> **YOUR GOAL**
Up to and including the line with "plt.rcParams['hatch.linewidth'] = 1.5", write out the listing from its first line, minus the pictures.

[Code that draws figures]
########

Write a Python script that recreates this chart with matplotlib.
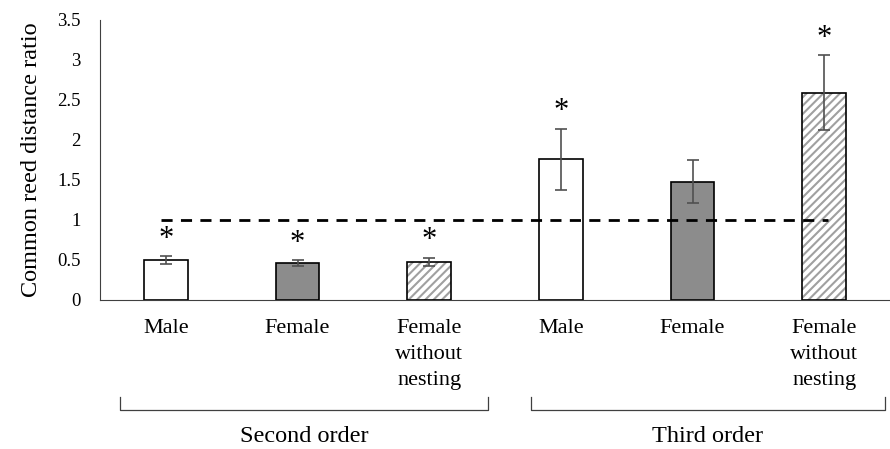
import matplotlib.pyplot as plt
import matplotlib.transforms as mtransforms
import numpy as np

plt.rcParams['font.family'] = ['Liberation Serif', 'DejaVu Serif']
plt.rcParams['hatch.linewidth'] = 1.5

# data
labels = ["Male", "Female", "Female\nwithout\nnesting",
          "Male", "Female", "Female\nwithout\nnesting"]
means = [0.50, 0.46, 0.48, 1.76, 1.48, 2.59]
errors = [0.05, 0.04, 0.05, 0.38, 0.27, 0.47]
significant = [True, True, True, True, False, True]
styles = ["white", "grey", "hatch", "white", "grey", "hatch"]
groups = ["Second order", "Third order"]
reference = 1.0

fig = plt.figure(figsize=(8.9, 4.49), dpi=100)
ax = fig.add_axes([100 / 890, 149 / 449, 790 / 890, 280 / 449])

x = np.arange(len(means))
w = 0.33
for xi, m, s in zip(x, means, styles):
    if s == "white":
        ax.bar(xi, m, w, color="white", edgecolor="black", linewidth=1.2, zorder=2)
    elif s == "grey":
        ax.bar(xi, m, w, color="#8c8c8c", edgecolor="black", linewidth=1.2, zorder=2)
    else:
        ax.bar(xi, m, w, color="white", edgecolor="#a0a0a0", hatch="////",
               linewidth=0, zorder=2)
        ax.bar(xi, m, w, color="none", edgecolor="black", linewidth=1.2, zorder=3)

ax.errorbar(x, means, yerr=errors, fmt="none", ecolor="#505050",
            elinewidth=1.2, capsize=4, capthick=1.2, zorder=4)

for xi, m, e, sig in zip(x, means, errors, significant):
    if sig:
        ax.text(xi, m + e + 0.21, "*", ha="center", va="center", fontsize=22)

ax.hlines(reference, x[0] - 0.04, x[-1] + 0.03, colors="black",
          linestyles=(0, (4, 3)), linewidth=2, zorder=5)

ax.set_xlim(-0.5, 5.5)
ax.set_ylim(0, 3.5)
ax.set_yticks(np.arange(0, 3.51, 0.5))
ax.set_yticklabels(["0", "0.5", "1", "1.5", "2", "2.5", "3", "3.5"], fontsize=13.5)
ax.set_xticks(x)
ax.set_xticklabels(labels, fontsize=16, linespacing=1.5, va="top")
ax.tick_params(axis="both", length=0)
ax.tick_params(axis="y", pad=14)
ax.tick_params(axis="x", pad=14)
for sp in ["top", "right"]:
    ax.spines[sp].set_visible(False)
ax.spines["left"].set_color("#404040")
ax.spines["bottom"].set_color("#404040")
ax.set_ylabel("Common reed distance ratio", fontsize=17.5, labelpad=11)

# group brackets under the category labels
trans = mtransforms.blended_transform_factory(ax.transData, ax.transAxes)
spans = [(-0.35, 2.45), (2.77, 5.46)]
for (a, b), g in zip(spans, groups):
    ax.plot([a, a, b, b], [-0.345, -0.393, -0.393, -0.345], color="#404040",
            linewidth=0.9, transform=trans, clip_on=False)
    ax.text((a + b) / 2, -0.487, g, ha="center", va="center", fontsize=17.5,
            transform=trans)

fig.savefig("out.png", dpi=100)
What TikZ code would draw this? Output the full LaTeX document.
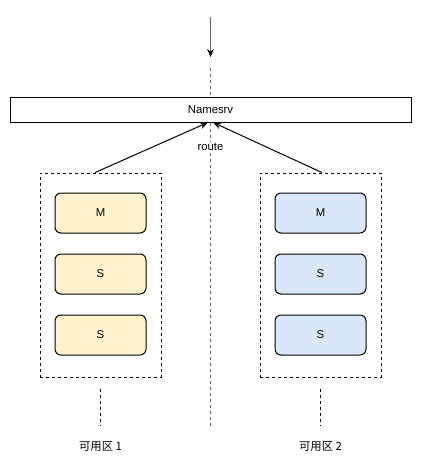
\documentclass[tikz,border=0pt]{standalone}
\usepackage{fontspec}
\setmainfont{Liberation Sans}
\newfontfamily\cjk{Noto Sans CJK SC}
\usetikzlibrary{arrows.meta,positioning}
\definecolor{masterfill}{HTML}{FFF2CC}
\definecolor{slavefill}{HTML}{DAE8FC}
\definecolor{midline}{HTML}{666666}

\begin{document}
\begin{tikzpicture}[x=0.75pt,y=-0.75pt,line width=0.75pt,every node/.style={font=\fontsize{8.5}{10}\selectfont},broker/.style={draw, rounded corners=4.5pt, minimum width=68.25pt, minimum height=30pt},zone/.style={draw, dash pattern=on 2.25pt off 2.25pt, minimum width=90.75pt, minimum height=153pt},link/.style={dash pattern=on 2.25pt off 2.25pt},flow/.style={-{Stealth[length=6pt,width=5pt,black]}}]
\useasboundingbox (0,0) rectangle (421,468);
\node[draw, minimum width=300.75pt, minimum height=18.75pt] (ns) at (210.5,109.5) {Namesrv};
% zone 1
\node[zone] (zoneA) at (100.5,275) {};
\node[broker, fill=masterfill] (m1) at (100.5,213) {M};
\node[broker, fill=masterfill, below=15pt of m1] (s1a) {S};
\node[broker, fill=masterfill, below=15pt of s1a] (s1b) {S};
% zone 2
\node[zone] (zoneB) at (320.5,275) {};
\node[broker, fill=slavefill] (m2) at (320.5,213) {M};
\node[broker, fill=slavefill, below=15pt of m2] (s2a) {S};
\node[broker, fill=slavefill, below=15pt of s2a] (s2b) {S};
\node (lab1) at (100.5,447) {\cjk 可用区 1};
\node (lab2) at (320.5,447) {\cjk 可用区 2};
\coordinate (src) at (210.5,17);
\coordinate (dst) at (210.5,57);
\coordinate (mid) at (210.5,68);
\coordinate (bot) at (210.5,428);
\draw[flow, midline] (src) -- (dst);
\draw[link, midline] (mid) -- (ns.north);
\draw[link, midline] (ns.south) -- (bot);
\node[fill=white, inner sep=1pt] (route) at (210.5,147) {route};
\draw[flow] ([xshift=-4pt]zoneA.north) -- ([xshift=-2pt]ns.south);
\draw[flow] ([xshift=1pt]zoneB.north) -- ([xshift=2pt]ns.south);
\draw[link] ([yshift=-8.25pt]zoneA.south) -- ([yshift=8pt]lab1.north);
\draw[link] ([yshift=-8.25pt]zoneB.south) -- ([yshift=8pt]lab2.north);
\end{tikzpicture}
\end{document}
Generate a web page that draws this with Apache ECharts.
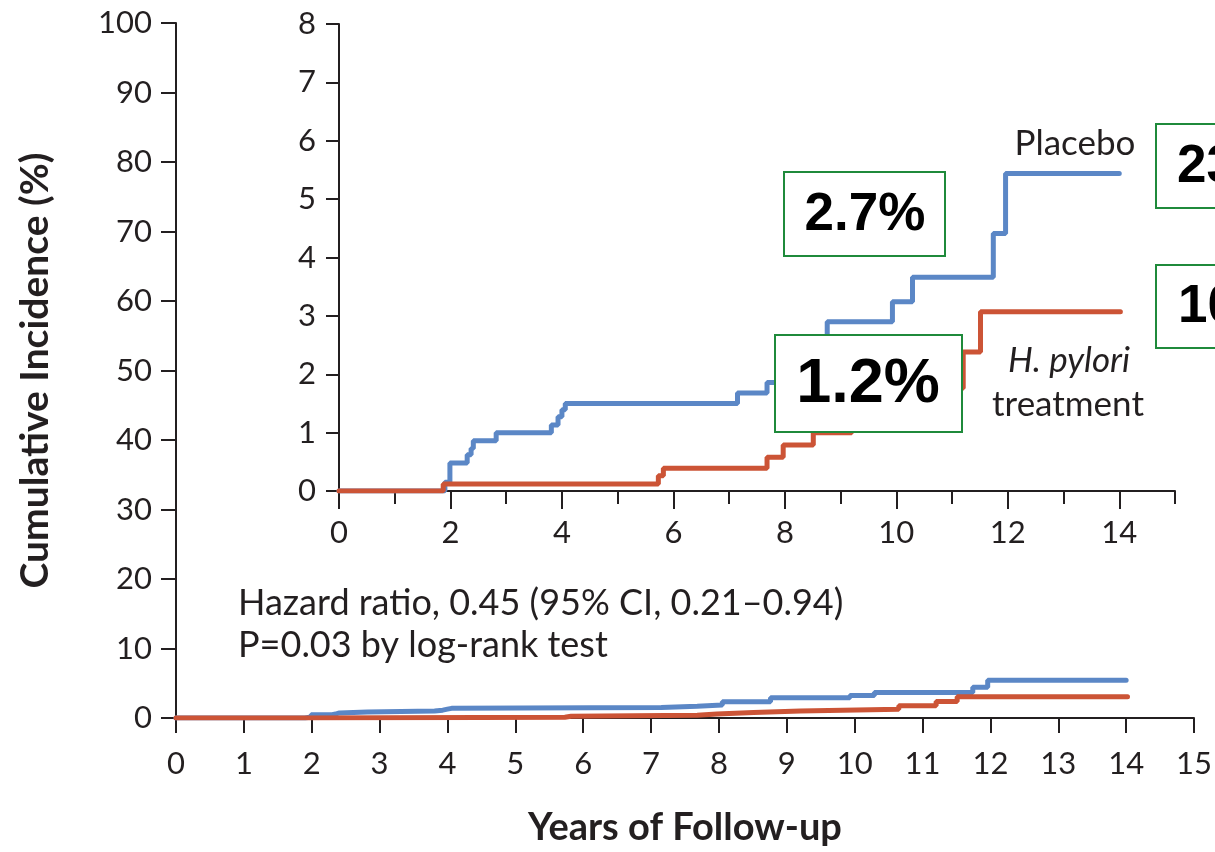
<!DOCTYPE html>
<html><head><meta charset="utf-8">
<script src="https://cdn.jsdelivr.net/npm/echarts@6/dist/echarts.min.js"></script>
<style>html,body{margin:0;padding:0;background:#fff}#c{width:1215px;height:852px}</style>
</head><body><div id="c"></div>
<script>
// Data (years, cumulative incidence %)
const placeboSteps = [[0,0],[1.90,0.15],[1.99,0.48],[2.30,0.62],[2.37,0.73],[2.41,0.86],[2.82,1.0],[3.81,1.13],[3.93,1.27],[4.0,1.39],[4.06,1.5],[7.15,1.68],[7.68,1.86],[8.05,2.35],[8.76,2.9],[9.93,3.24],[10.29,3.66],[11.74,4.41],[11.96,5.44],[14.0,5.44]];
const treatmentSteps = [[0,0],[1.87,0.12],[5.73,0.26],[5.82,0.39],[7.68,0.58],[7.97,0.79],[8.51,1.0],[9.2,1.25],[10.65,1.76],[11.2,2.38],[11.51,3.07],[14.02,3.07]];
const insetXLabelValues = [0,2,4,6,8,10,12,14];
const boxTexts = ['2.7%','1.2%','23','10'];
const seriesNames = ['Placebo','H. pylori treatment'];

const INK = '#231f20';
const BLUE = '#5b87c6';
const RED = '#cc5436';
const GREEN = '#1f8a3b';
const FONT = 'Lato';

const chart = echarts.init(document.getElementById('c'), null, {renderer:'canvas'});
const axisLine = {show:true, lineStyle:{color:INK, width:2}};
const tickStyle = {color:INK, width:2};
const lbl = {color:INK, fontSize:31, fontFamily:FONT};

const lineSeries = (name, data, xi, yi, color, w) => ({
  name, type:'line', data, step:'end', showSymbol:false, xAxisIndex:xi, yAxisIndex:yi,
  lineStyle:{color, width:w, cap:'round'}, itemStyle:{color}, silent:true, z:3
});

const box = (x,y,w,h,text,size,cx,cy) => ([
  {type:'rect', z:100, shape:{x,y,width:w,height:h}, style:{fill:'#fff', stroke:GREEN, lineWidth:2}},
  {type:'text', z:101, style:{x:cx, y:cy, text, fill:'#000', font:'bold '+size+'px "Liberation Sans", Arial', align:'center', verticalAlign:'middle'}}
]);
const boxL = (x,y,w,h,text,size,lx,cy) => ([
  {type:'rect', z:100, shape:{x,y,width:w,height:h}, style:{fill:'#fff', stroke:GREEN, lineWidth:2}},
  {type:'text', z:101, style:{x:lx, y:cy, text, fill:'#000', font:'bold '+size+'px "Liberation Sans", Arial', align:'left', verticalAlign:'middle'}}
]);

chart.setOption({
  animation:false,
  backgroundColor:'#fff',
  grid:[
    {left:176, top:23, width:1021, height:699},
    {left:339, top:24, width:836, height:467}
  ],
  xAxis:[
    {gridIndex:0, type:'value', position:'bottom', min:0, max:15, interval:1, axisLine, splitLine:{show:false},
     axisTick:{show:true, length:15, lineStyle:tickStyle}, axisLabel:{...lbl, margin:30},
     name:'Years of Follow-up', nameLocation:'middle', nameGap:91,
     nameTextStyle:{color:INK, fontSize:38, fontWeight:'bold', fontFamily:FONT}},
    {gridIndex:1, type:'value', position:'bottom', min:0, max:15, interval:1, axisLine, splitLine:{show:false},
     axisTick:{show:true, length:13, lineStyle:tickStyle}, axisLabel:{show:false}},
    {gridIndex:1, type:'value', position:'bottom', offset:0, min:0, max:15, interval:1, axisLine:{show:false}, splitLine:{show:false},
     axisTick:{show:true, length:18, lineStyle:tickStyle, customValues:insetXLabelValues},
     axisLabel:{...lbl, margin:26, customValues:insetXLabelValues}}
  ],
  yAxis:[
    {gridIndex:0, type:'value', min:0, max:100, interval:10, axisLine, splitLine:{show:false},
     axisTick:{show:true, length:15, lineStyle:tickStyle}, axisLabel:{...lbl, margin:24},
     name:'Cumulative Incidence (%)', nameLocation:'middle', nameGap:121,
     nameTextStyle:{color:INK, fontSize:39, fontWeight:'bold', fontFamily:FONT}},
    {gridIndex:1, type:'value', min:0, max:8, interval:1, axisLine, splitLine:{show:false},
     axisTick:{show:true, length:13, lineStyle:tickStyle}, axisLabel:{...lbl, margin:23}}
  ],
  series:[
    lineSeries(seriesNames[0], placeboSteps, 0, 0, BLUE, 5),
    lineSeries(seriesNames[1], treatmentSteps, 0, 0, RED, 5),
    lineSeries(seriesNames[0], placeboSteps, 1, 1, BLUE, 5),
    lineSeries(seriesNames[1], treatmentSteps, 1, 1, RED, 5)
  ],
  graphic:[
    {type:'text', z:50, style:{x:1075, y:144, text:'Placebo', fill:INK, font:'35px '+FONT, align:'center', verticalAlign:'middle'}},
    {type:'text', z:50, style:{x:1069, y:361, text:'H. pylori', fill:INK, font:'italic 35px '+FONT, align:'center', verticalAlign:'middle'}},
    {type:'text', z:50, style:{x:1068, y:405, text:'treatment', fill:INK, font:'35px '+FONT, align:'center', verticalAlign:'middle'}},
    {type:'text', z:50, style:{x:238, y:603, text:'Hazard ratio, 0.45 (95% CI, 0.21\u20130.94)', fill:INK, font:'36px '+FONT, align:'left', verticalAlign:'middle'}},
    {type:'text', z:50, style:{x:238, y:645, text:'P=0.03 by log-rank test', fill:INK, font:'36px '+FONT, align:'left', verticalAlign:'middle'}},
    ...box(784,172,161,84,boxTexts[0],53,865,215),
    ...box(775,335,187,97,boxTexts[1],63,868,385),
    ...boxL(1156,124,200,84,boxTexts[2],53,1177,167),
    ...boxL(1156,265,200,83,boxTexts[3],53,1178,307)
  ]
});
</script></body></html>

########

> **SOLUTION**
Write a Python script that recreates this chart with matplotlib.
import matplotlib.pyplot as plt
import matplotlib.transforms as mtransforms
import numpy as np

plt.rcParams['font.family'] = ['Liberation Serif', 'DejaVu Serif']
plt.rcParams['hatch.linewidth'] = 1.5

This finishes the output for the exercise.